As social media such as Twitter and Facebook continue to expand, and as digital devices become ever more present in our lives, we're faced with two compelling questions: How do we reconcile our lives as Christians with our digital lives? Given that we cannot (indeed should not) separate the two, how can we as Christians navigate an increasingly digital world? This paper looks to the virtues to discover how it is they may inform not only how we talk and teach about digital living, but how we practice it.Full paper

3. Persons or Procedures: Catholic Higher Education and the Digital Age
James F. Caccamo, Saint Joseph's University


Ecclesiology is a rich and critical topic within Catholic theology, and one that, over the twentieth century, was a location for a great deal of debate. Yet, amidst all of the conversation on the nature of the church, scholars and ministers have often overlooked a critical part of the Church: its institutions of higher learning....Higher education is not only a location for spiritual development. It is also a nexus for digital technology use.

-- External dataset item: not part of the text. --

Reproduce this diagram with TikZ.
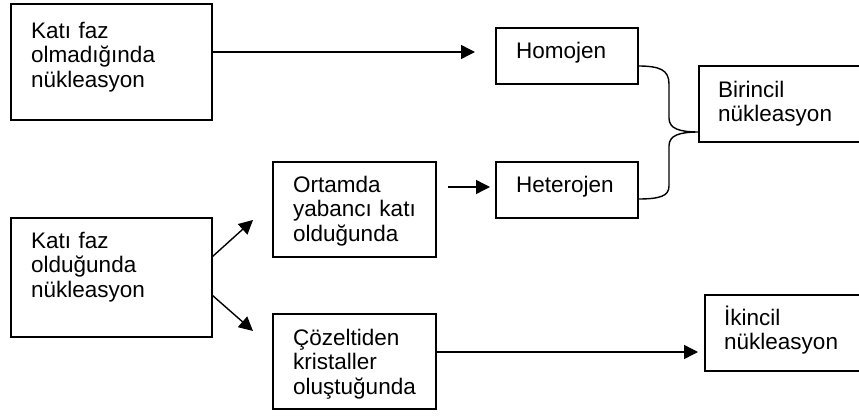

This paper will explore the intersection of ICTs and the Catholic university and offer a framework for evaluating technologies for adoption. The paper will begin by offering an overview of technology trends in the college and university setting. Then, grounded in the principle of integral human development (from Populorum Progressio to Laudato Si'), the paper will offer a four-point measure for implementation of ICT systems: enhancement of access to educational opportunities; persistence of embodied, corporate interaction; upholding the dignity of work and of workers (be they students, faculty, administrators, and staff), and availability of structures to support teaching and learning. The paper will close by suggesting concrete policies regarding several emerging technologies.